Well. more accurately, we put in an offer on it in May, but we took possession of it in August 1999.

At the time, our younger daughter was 6 years old, and we had gotten her a puppy the previous Christmas.

We lived in the city of Buffalo, New York in a 100-year-old Victorian house on a very busy and noisy street. There was plenty of room inside the three-story house for our daughter to play, but the back yard was the size of a postage stamp, and in the front was that terrifyingly busy street. There is no way we would even think of letting our little girl step out the front door alone.

We thought of ourselves as city dwellers, and couldn’t envision moving to the suburbs, or even to the lovely rural communities that surround Western New York. But, our current location just wasn’t ideal for kids and dogs.

Being Canadian, I had the opportunity as a kid to spend summers at a family cottage on a lake, swimming, boating, and living mainly outdoors for a couple of months of the year.

Though my husband grew up in the city of Buffalo, his family also spent summers at a cottage his father built on Lake Erie. We both knew we wanted that kind of childhood for our daughter. The freedom to play outside and be a kid was a joy we wanted her to share and experience.

That year, in 1999, we drove over the border to visit my folks who lived on the other side of Lake Erie in Ontario. As we drove down their quiet and secluded road along the lake, we passed their neighbors’ summer cottages and year-round homes, and spotted something we hadn’t seen before … a For Sale sign!

We took a walk down the lane later and peeked in the windows. It was a lovely summer cottage in the Adirondack style, with natural wood paneling, a huge stone fireplace, a nice big yard, and a long stone pier into the lake.

From that moment on, it was a whirlwind. We contacted a real estate agent the next day, went to see the house that weekend, and spent our evenings that week figuring out which investments we could cash-in to put together a down payment. Could we afford it? Not really. Were we willing to do everything we could to give it a try? Absolutely.

We talked a lot that week about what we would have to give up to make our cottage dream come true. Not as many family vacations, fewer evenings out, extending the lives of our cars far beyond what was prudent.

But we knew we would do it. Because it was what was important to us. We wanted to give our daughter the opportunity to grow up surrounded by nature, to interact with woodland creatures, from bunnies to bird’s nests to toads. We wanted her to be adventurous, to have fun making up her own games with other kids, to gain the courage and resilience that come from falls, scrapes and bug bites, and yes, even the dreaded poison ivy.

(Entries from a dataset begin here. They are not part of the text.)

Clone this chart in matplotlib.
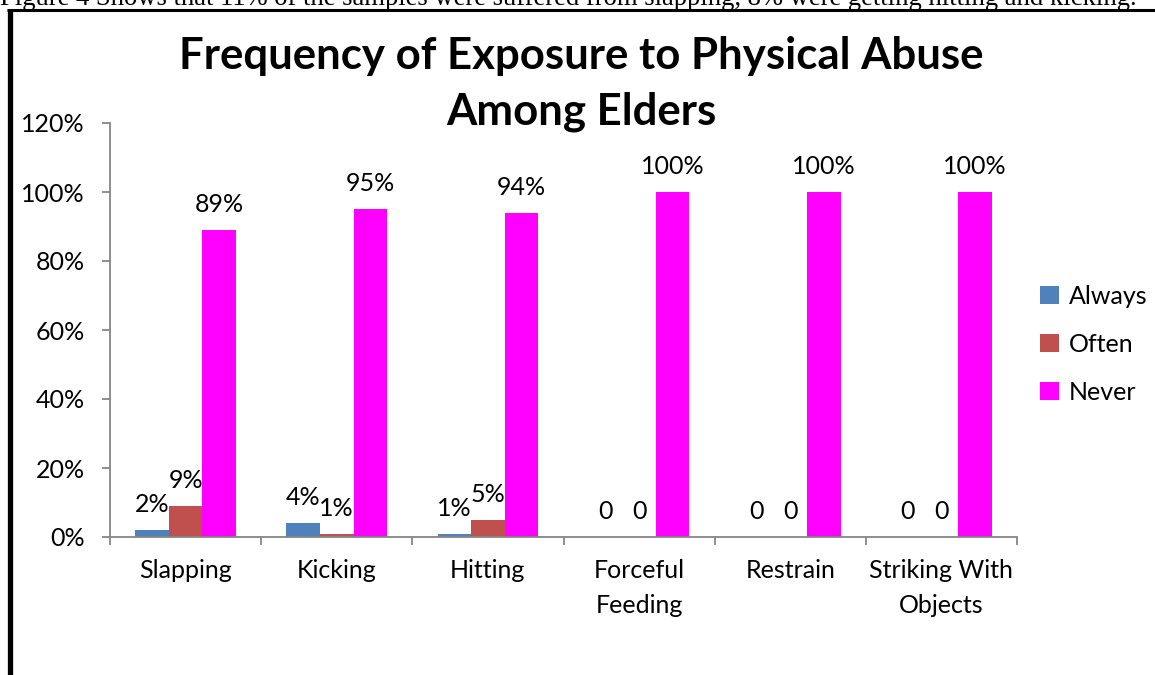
import matplotlib
matplotlib.use("Agg")
import matplotlib.pyplot as plt
import numpy as np
from matplotlib.lines import Line2D

plt.rcParams['font.family'] = ['Lato', 'DejaVu Sans']

categories = ['Slapping', 'Kicking', 'Hitting', 'Forceful\nFeeding', 'Restrain', 'Striking With\nObjects']
always = [2, 4, 1, 0, 0, 0]
often = [9, 1, 5, 0, 0, 0]
never = [89, 95, 94, 100, 100, 100]
series_names = ['Always', 'Often', 'Never']
colors = ['#4F81BD', '#C0504D', '#FF00FF']
yticks = [0, 20, 40, 60, 80, 100, 120]

axis_grey = '#868686'

fig = plt.figure(figsize=(11.55, 6.75), dpi=100)
ax = fig.add_axes([110 / 1155, 1 - 537 / 675, (1017 - 110) / 1155, (537 - 123) / 675])

x = np.arange(len(categories)) + 0.5
w = 0.222
for i, (vals, name, col) in enumerate(zip([always, often, never], series_names, colors)):
    v = np.array(vals) / 100
    bars = ax.bar(x + (i - 1) * w, v, width=w, color=col, label=name, zorder=2)
    labels = [f'{n}%' if n else '0' for n in vals]
    ax.bar_label(bars, labels=labels, padding=10, fontsize=18, color='black')

ax.set_xlim(0, len(categories))
ax.set_ylim(0, 1.2)

# y axis
ax.set_yticks(np.array(yticks) / 100)
ax.set_yticklabels([f'{t}%' for t in yticks], fontsize=18)

# category boundaries get the tick marks, names sit in between
ax.set_xticks(np.arange(len(categories) + 1))
ax.set_xticklabels([])
ax.set_xticks(x, minor=True)
ax.set_xticklabels(categories, minor=True, fontsize=18, linespacing=1.6, va='top')
ax.tick_params(axis='x', which='minor', length=0, pad=16)
ax.tick_params(axis='both', which='major', length=6, width=1.3, color=axis_grey, direction='out')
ax.tick_params(axis='y', pad=12)

for s in ['top', 'right']:
    ax.spines[s].set_visible(False)
for s in ['left', 'bottom']:
    ax.spines[s].set_color(axis_grey)
    ax.spines[s].set_linewidth(1.3)

fig.text(0.503, 1 - 84 / 675, 'Frequency of Exposure to Physical Abuse\nAmong Elders',
         ha='center', va='center', fontsize=31.5, fontweight='bold', linespacing=1.45)

fig.legend(loc='center left', bbox_to_anchor=(1030 / 1155, 1 - 344 / 675), frameon=False,
           fontsize=18, handlelength=0.75, handleheight=0.75, handletextpad=0.4,
           labelspacing=1.0, borderaxespad=0)

# caption line running off the top of the page
fig.text(0.0, 1 - 5 / 675,
         'Figure 4 Shows that 11% of the samples were suffered from slapping, 8% were getting hitting and kicking.',
         family='Liberation Serif', fontsize=19.2, va='baseline', ha='left')

# page frame
fig.add_artist(Line2D([9.5 / 1155, 9.5 / 1155], [0, 1 - 9 / 675], color='black', lw=3.8,
                      transform=fig.transFigure, solid_capstyle='butt'))
fig.add_artist(Line2D([7 / 1155, 1], [1 - 10 / 675, 1 - 10 / 675], color='black', lw=2.2,
                      transform=fig.transFigure, solid_capstyle='butt'))

fig.savefig('out.png', dpi=100)
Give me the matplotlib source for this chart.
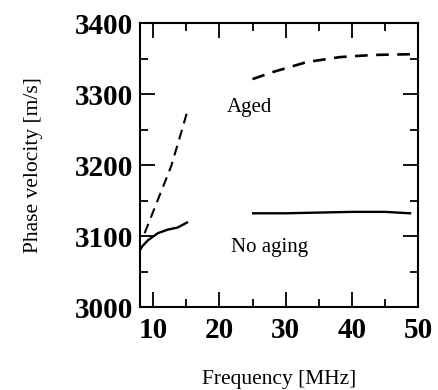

It was the right decision for us. At 26, our daughter is confident and courageous, kind and generous. Would she have grown into the same person if we hadn’t had the cottage? Maybe. But I’m happy knowing that we gave her the kind of childhood that encouraged and supported her curiosity and imagination. I’m glad she spent her summers and weekends playing with her friends on the beach and in a tree house instead of at the mall. I’m glad she’d rather spend her free time as an adult taking a hike rather than on social media. And I’m more that glad that her idea of a great evening is talking with friends around a camp fire instead of in a bar. And I attribute that to our beloved cottage.